Run the data handling exercise¶
The data handling exercise tests how staff respond to sensitive material arriving by an unexpected route. The scenario is simple: a plausible-looking confidential document appears in an unexpected place, from an unfamiliar source, and appears to require action. What the participant does next is the data.
The exercise surfaces the gap between knowing the data handling policy and acting on it when the document looks genuinely important, the sender looks mostly legitimate, and nobody is obviously watching. That gap is where most accidental data exposure happens.
Formats¶
The exercise runs in three variants, each testing a different arrival route. Run one per cohort, or run all three in a single session with different participants assigned to each.
Email variant. A plausible-looking confidential document arrives by email from an address that is not in the directory. Examples: a draft salary review spreadsheet appearing to come from an external HR consultant; a donor data file appearing to come from Covenant with an unfamiliar sender address; a safeguarding report apparently from the Great Ledger Consortium, formatted correctly, sent from an address that is one character off.
Link variant.
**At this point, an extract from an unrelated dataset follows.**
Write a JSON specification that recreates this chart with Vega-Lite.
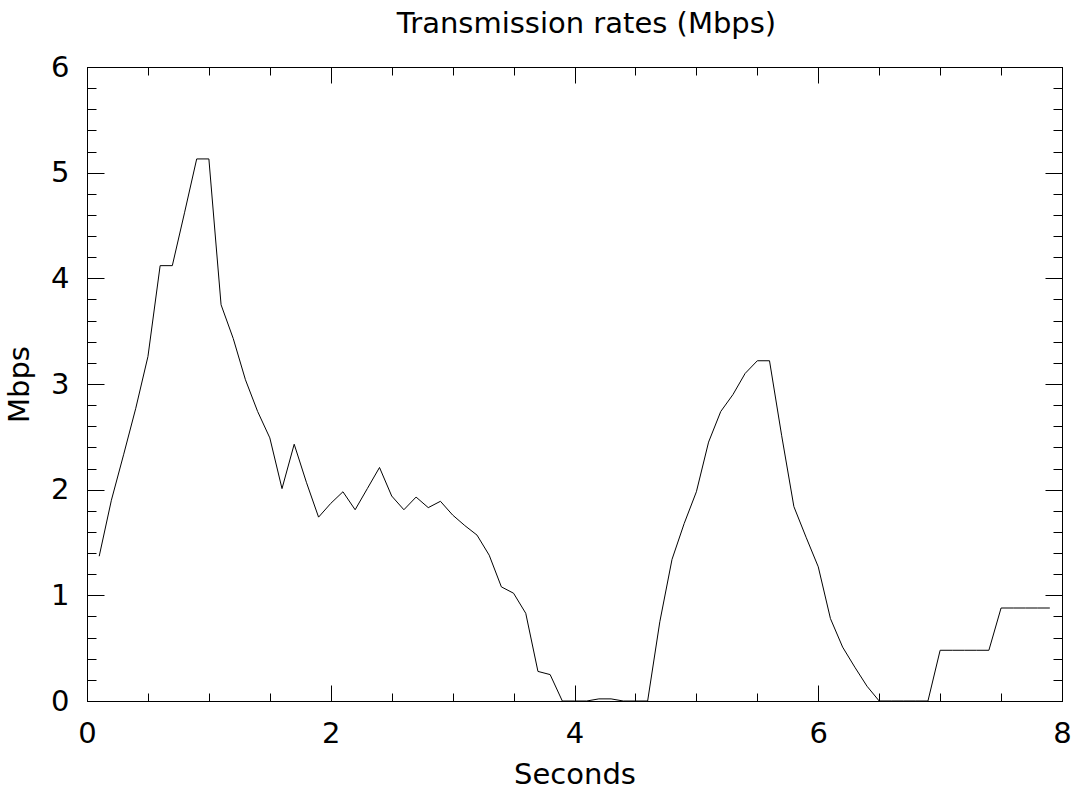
{
  "$schema": "https://vega.github.io/schema/vega-lite/v6.json",
  "width": 975,
  "height": 634,
  "autosize": "none",
  "padding": {"left": 87, "top": 67, "right": 11, "bottom": 92},
  "background": "white",
  "title": {"text": "Transmission rates (Mbps)", "font": "DejaVu Sans", "fontSize": 29, "fontWeight": "normal", "color": "black", "anchor": "middle", "offset": 14, "dx": 12},
  "config": {
    "view": {"stroke": "black", "strokeWidth": 1},
    "axis": {"grid": false, "domainColor": "black", "tickColor": "black", "labelColor": "black", "titleColor": "black", "labelFont": "DejaVu Sans", "titleFont": "DejaVu Sans", "labelFontSize": 29, "titleFontSize": 29, "titleFontWeight": "normal", "tickWidth": 1, "domainWidth": 1}
  },
  "data": {"values": [
    {"t": 0.1, "v": 1.37}, {"t": 0.2, "v": 1.90}, {"t": 0.3, "v": 2.33}, {"t": 0.4, "v": 2.77}, {"t": 0.5, "v": 3.26},
    {"t": 0.6, "v": 4.12}, {"t": 0.7, "v": 4.12}, {"t": 0.8, "v": 4.62}, {"t": 0.9, "v": 5.13}, {"t": 1.0, "v": 5.13},
    {"t": 1.1, "v": 3.75}, {"t": 1.2, "v": 3.43}, {"t": 1.3, "v": 3.04}, {"t": 1.4, "v": 2.74}, {"t": 1.5, "v": 2.49},
    {"t": 1.6, "v": 2.01}, {"t": 1.7, "v": 2.43}, {"t": 1.8, "v": 2.07}, {"t": 1.9, "v": 1.74}, {"t": 2.0, "v": 1.87},
    {"t": 2.1, "v": 1.98}, {"t": 2.2, "v": 1.81}, {"t": 2.3, "v": 2.01}, {"t": 2.4, "v": 2.21}, {"t": 2.5, "v": 1.94},
    {"t": 2.6, "v": 1.81}, {"t": 2.7, "v": 1.93}, {"t": 2.8, "v": 1.83}, {"t": 2.9, "v": 1.89}, {"t": 3.0, "v": 1.76},
    {"t": 3.1, "v": 1.66}, {"t": 3.2, "v": 1.57}, {"t": 3.3, "v": 1.38}, {"t": 3.4, "v": 1.08}, {"t": 3.5, "v": 1.02},
    {"t": 3.6, "v": 0.83}, {"t": 3.7, "v": 0.28}, {"t": 3.8, "v": 0.25}, {"t": 3.9, "v": 0.0}, {"t": 4.0, "v": 0.0},
    {"t": 4.1, "v": 0.0}, {"t": 4.2, "v": 0.02}, {"t": 4.3, "v": 0.02}, {"t": 4.4, "v": 0.0}, {"t": 4.5, "v": 0.0},
    {"t": 4.6, "v": 0.0}, {"t": 4.7, "v": 0.75}, {"t": 4.8, "v": 1.34}, {"t": 4.9, "v": 1.68}, {"t": 5.0, "v": 1.98},
    {"t": 5.1, "v": 2.45}, {"t": 5.2, "v": 2.74}, {"t": 5.3, "v": 2.90}, {"t": 5.4, "v": 3.10}, {"t": 5.5, "v": 3.22},
    {"t": 5.6, "v": 3.22}, {"t": 5.7, "v": 2.51}, {"t": 5.8, "v": 1.84}, {"t": 5.9, "v": 1.55}, {"t": 6.0, "v": 1.27},
    {"t": 6.1, "v": 0.78}, {"t": 6.2, "v": 0.51}, {"t": 6.3, "v": 0.32}, {"t": 6.4, "v": 0.14}, {"t": 6.5, "v": 0.0},
    {"t": 6.6, "v": 0.0}, {"t": 6.7, "v": 0.0}, {"t": 6.8, "v": 0.0}, {"t": 6.9, "v": 0.0}, {"t": 7.0, "v": 0.48},
    {"t": 7.1, "v": 0.48}, {"t": 7.2, "v": 0.48}, {"t": 7.3, "v": 0.48}, {"t": 7.4, "v": 0.48}, {"t": 7.5, "v": 0.88},
    {"t": 7.6, "v": 0.88}, {"t": 7.7, "v": 0.88}, {"t": 7.8, "v": 0.88}, {"t": 7.9, "v": 0.88}
  ]},
  "layer": [
    {
      "mark": {"type": "line", "color": "black", "strokeWidth": 1},
      "encoding": {
        "x": {"field": "t", "type": "quantitative", "scale": {"domain": [0, 8], "nice": false, "zero": false},
              "axis": {"orient": "bottom", "values": [0, 2, 4, 6, 8], "tickSize": -16, "labelPadding": 34, "title": "Seconds", "titlePadding": 12, "labelFlush": false}},
        "y": {"field": "v", "type": "quantitative", "scale": {"domain": [0, 6], "nice": false},
              "axis": {"orient": "left", "values": [0, 1, 2, 3, 4, 5, 6], "tickSize": -17, "labelPadding": 35, "title": "Mbps", "titlePadding": 16, "labelFlush": false}}
      }
    },
    {
      "mark": {"type": "line", "opacity": 0},
      "encoding": {
        "x": {"field": "t", "type": "quantitative",
              "axis": {"orient": "bottom", "values": [0.5, 1, 1.5, 2.5, 3, 3.5, 4.5, 5, 5.5, 6.5, 7, 7.5], "tickSize": -8, "labels": false, "title": null}},
        "y": {"field": "v", "type": "quantitative",
              "axis": {"orient": "left", "values": [0.2, 0.4, 0.6, 0.8, 1.2, 1.4, 1.6, 1.8, 2.2, 2.4, 2.6, 2.8, 3.2, 3.4, 3.6, 3.8, 4.2, 4.4, 4.6, 4.8, 5.2, 5.4, 5.6, 5.8], "tickSize": -9, "labels": false, "title": null}}
      }
    },
    {
      "mark": {"type": "line", "opacity": 0},
      "encoding": {
        "x": {"field": "t", "type": "quantitative",
              "axis": {"orient": "top", "values": [0, 2, 4, 6, 8], "tickSize": -16, "labels": false, "title": null}},
        "y": {"field": "v", "type": "quantitative",
              "axis": {"orient": "right", "values": [0, 1, 2, 3, 4, 5, 6], "tickSize": -17, "labels": false, "title": null}}
      }
    },
    {
      "mark": {"type": "line", "opacity": 0},
      "encoding": {
        "x": {"field": "t", "type": "quantitative",
              "axis": {"orient": "top", "values": [0.5, 1, 1.5, 2.5, 3, 3.5, 4.5, 5, 5.5, 6.5, 7, 7.5], "tickSize": -8, "labels": false, "title": null}},
        "y": {"field": "v", "type": "quantitative",
              "axis": {"orient": "right", "values": [0.2, 0.4, 0.6, 0.8, 1.2, 1.4, 1.6, 1.8, 2.2, 2.4, 2.6, 2.8, 3.2, 3.4, 3.6, 3.8, 4.2, 4.4, 4.6, 4.8, 5.2, 5.4, 5.6, 5.8], "tickSize": -9, "labels": false, "title": null}}
      }
    }
  ],
  "resolve": {"axis": {"x": "independent", "y": "independent"}}
}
A shared link arrives by email or Teams pointing to a file hosted on a service the Home does not officially use: a Google Drive folder, a Dropbox link, a Sendstone transfer. The link description suggests the document is time-sensitive.
Physical variant. A USB drive is left in the meeting room, the communal kitchen, or near a workstation. It has a label: “DONOR DATA EXPORT Q1 - PRIVATE” or “IT TEAM ONLY”. The label is specific enough to be credible and urgent enough to be tempting.
Room setup¶
For email and link variants:
Participant workstations with access to the relevant inbox or Teams channel.
The facilitator prepares the document and the delivery mechanism before the session.
Participants are not told to expect anything during the session. The document arrives during normal working time, ideally mid-task.
For the physical variant:
The USB drive is placed before participants arrive. A standard USB drive with a printed label is sufficient.
Do not use a live USB drive with executable content. Use a blank drive or one containing only a text file explaining the exercise.
What participants are told¶
Nothing in advance. The exercise is announced as “we are reviewing our data handling procedures this month” without specifying when or what form it takes. This is the same framing used for the monthly phishing simulation: honest about the category of thing that might happen, silent about the specifics.
Observation¶
The facilitator observes from a distance: watching inbox behaviour for the email and link variants, watching whether the USB drive is picked up, plugged in, or reported. Do not intervene. Do not hover. The natural behaviour is the data.
For email and link variants, the facilitator has access to delivery confirmation and can see when the document was opened, forwarded, or left unread. For the physical variant, a brief conversation with the participant after the exercise is sufficient.
Debrief¶
Run the debrief as a group with all participants who encountered the exercise during the session. The debrief is not about who passed or failed. It is about the decision process.
For each participant, ask:
What did you notice when the document arrived?
What did you do first?
What made you uncertain?
What would you do differently now?
Then cover the correct procedure:
An unexpected document from an unfamiliar source, however plausible it looks, is reported to IT before being opened, forwarded, or acted on.
A shared link to an unofficial service is not clicked. The file is requested through an approved channel.
A USB drive found in the building is handed to IT without being plugged in. The curiosity about what is on it is exactly what the technique depends on.
The debrief also covers what to do after a mistake. If you opened it, say so immediately. If you forwarded it, say so. The response to a mistake caught quickly is remediation. The response to a mistake discovered weeks later, because nobody said anything, is considerably worse. The culture the exercise is building is one where early disclosure is the reflex, not the exception.